Data segment:
<<<<
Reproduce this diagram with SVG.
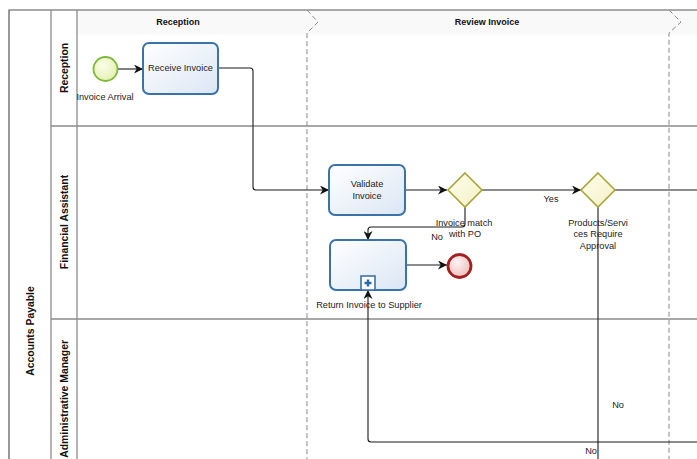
<svg xmlns="http://www.w3.org/2000/svg" width="697" height="459" viewBox="0 0 697 459">
<defs>
<linearGradient id="gTask" x1="0" y1="0" x2="1" y2="1"><stop offset="0" stop-color="#ffffff"/><stop offset="1" stop-color="#dbe6f4"/></linearGradient>
<linearGradient id="gGw" x1="0" y1="0" x2="1" y2="1"><stop offset="0" stop-color="#ffffee"/><stop offset="1" stop-color="#f3f0c4"/></linearGradient>
<radialGradient id="gStart" cx="0.4" cy="0.35" r="0.7"><stop offset="0" stop-color="#fbfde8"/><stop offset="1" stop-color="#e4f0b0"/></radialGradient>
<radialGradient id="gEnd" cx="0.4" cy="0.35" r="0.7"><stop offset="0" stop-color="#fdf3f3"/><stop offset="1" stop-color="#eebcbc"/></radialGradient>
<marker id="arr" viewBox="0 0 10 10" refX="10" refY="5" markerWidth="9" markerHeight="9" markerUnits="userSpaceOnUse" orient="auto">
<path d="M0,0 L10,5 L0,10 L3,5 Z" fill="#111"/>
</marker>
<style>
.pool{fill:none;stroke:#555;stroke-width:1.2}
.lane{fill:none;stroke:#8c8c8c;stroke-width:1.3}
.phase{fill:none;stroke:#8a8a8a;stroke-width:1;stroke-dasharray:5,3}
.task{fill:url(#gTask);stroke:#3b72a8;stroke-width:2}
.gw{fill:url(#gGw);stroke:#a9a53c;stroke-width:1.6}
.flow{fill:none;stroke:#1a1a1a;stroke-width:1.1;marker-end:url(#arr)}
.line{fill:none;stroke:#1a1a1a;stroke-width:1.1}
.t{font-family:"Liberation Sans",Arial,sans-serif;font-size:9.2px;fill:#222;text-anchor:middle}
.h{font-family:"Liberation Sans",Arial,sans-serif;font-size:9px;font-weight:bold;fill:#111;text-anchor:middle}
.l{font-family:"Liberation Sans",Arial,sans-serif;font-size:10.4px;font-weight:bold;fill:#111;text-anchor:middle}
</style>
</defs>
<rect x="0" y="0" width="697" height="459" fill="#ffffff"/>

<g id="pool">
<rect x="77" y="10.5" width="620" height="24" fill="#f9f9f9"/>
<path class="pool" d="M697,10 H9 V459"/>
<path class="lane" d="M51,10 V459 M77,10 V459 M51,126 H697 M51,319 H697"/>
<text class="l" transform="translate(34,331) rotate(-90)">Accounts Payable</text>
</g>

<g id="lane-reception"><text class="l" transform="translate(68,68) rotate(-90)">Reception</text></g>
<g id="lane-financial"><text class="l" transform="translate(68,222) rotate(-90)">Financial Assistant</text></g>
<g id="lane-admin"><text class="l" style="text-anchor:end" transform="translate(68,340) rotate(-90)">Administrative Manager</text></g>

<g id="phase-reception"><text class="h" x="178" y="25">Reception</text></g>
<g id="phase-review">
<path class="phase" d="M307,10 L318,22 L307,33 V459"/>
<text class="h" x="487" y="25">Review Invoice</text>
</g>
<g id="phase-next"><path class="phase" d="M669,10 L681,22 L669,33 V459"/></g>

<g id="connectors">
<path class="flow" d="M118,69 H143"/>
<path class="flow" d="M218,68 H250 Q253,68 253,71 V187 Q253,190 256,190 H329"/>
<path class="flow" d="M405,190 H447"/>
<path class="flow" d="M465,207 V224 Q465,227 462,227 H371 Q368,227 368,230 V240"/>
<path class="flow" d="M406,265 H447"/>
<path class="flow" d="M482,190 H581"/>
<path class="line" d="M614,190 H697"/>
<path class="line" d="M598,207 V459"/>
<path class="flow" d="M697,442 H371 Q368,442 368,439 V290"/>
<text class="t" x="437" y="240">No</text>
<text class="t" x="551" y="202">Yes</text>
<text class="t" x="618" y="408">No</text>
<text class="t" x="591" y="454">No</text>
</g>

<g id="start-invoice-arrival">
<circle cx="105.5" cy="69" r="12" fill="url(#gStart)" stroke="#7fb93c" stroke-width="1.8"/>
<text class="t" x="105" y="100">Invoice Arrival</text>
</g>

<g id="task-receive-invoice">
<rect class="task" x="143" y="43" width="75" height="51" rx="6"/>
<text class="t" x="180.5" y="71">Receive Invoice</text>
</g>

<g id="task-validate-invoice">
<rect class="task" x="329" y="165" width="76" height="50" rx="6"/>
<text class="t" x="367" y="187">Validate</text>
<text class="t" x="367" y="199">Invoice</text>
</g>

<g id="gw-invoice-match">
<polygon class="gw" points="465,173 482,190 465,207 448,190"/>
<text class="t" x="464" y="226">Invoice match</text>
<text class="t" x="465" y="237">with PO</text>
</g>

<g id="sub-return-invoice">
<rect class="task" x="330" y="240" width="76" height="50" rx="6"/>
<rect x="361" y="276" width="14" height="14" fill="#ffffff" stroke="#3b72a8" stroke-width="1.6"/>
<path d="M368,279.5 V286.5 M364.5,283 H371.5" stroke="#2e6aa6" stroke-width="2.4"/>
<text class="t" x="369" y="308">Return Invoice to Supplier</text>
</g>

<g id="end-returned">
<circle cx="459.5" cy="266" r="11.5" fill="url(#gEnd)" stroke="#a32020" stroke-width="2.8"/>
</g>

<g id="gw-approval">
<polygon class="gw" points="598,173 615,190 598,207 581,190"/>
<text class="t" x="598" y="226">Products/Servi</text>
<text class="t" x="598" y="237">ces Require</text>
<text class="t" x="598" y="249">Approval</text>
</g>
</svg>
>>>>
Task description: Find the lines above that include the string "with" and copy them.

Answer to the task:
Reproduce this diagram with SVG.
<text class="t" x="465" y="237">with PO</text>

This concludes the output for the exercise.